The Flight Simulation community is i'm sure a multi million dollar industry and to be a part of that in a new era of visuals you would have a monopoly and even outrun Microsoft Flight. Simmers want serious and a professional experience with the micro details available to them.
I'm not so certain of that anymore. From my 12-years of gaming experience, both in Flight Sims and other genres, I'm seeing a fundamental shift among developers and audiences in the nature of gaming. First Person Shooters used to be the rage, and everyone copied them. Then Real Time Strategy was the rage, and everyone copied them. Then Sims were the rage, and so on.
I think what we see is that the disparity of genres has created a niche set of groups, who look for one particular thing in an engine, not matter what it is. Outerra is unique in that it has the potential to satisfy ALL niche groups, and bring them closer together.
Imagine and RTS game, that you can play in FPS style, and then hop a plane sim-style, to get to the next battleground. Imagine getting to the battleground and building via a sim-style interface, your fortifications, and playing both RTS, FPS, and Sim, all in one. That hasn't been done before, except in a rudimentary scale.

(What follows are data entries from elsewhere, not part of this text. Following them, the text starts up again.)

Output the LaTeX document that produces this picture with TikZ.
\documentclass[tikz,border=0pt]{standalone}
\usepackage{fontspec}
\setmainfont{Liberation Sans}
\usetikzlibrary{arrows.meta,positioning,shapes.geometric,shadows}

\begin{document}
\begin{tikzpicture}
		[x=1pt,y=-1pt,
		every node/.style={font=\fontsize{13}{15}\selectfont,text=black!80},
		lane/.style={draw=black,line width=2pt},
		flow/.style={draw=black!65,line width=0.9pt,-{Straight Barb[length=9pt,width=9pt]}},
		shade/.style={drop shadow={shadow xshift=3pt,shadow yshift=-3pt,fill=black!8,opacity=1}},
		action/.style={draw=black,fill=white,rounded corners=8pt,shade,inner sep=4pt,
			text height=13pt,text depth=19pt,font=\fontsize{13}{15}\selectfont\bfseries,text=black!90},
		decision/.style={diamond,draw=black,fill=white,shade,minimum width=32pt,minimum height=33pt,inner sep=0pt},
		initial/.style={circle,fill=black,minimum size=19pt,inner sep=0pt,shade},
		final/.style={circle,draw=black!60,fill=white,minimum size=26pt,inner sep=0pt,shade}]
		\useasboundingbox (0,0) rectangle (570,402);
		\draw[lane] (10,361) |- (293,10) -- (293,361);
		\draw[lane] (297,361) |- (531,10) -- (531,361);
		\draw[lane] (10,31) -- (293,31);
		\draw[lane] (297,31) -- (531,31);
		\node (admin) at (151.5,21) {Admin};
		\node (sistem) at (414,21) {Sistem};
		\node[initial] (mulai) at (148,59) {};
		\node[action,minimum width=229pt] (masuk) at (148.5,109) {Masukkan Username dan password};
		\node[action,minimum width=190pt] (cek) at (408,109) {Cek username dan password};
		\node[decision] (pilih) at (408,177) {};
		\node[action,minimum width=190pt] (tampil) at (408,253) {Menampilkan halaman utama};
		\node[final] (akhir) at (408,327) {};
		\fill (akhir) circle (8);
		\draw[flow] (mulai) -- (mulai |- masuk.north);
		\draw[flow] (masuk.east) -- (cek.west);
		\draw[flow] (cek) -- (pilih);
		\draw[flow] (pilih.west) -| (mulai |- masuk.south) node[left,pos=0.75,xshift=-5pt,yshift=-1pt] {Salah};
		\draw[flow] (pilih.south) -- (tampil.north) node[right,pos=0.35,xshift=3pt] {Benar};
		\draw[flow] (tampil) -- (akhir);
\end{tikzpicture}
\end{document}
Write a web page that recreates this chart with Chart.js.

Ultimately, Anteworld the Game will be a combo of all of this, and a platform that could host all styles via portals (similar to how Second Life runs). I'm envisioning a possibility that Outerra could be sort of an "operating system" on which multiple games are based. Just click on the style you want to play, and voila! You're there. In this way, it could cater to everyone, but it would need to have the backing of a community, as well as several developers.
I also see entities such as NASA and military around the world wanting it for simulation purposes. In NASA's hands, they could pre-explore potential planets for landing zones, by inputing their own height data into the engine. Imagine a pre-flight training sim where an astronaut landing on the Moon or Mars could literally VISUALIZE down to 2cm detail where he was supposed to go. Survival just increased 90%. Imagine a soldier in the back woods of some obscure country, having done a simulation at this level of detail. Again, he knows the terrain as if he'd already been there, since he's been trained using the Outerra engine.
If I was either NASA or military, I'd be jumping on this engine in a heartbeat, for what it could provide.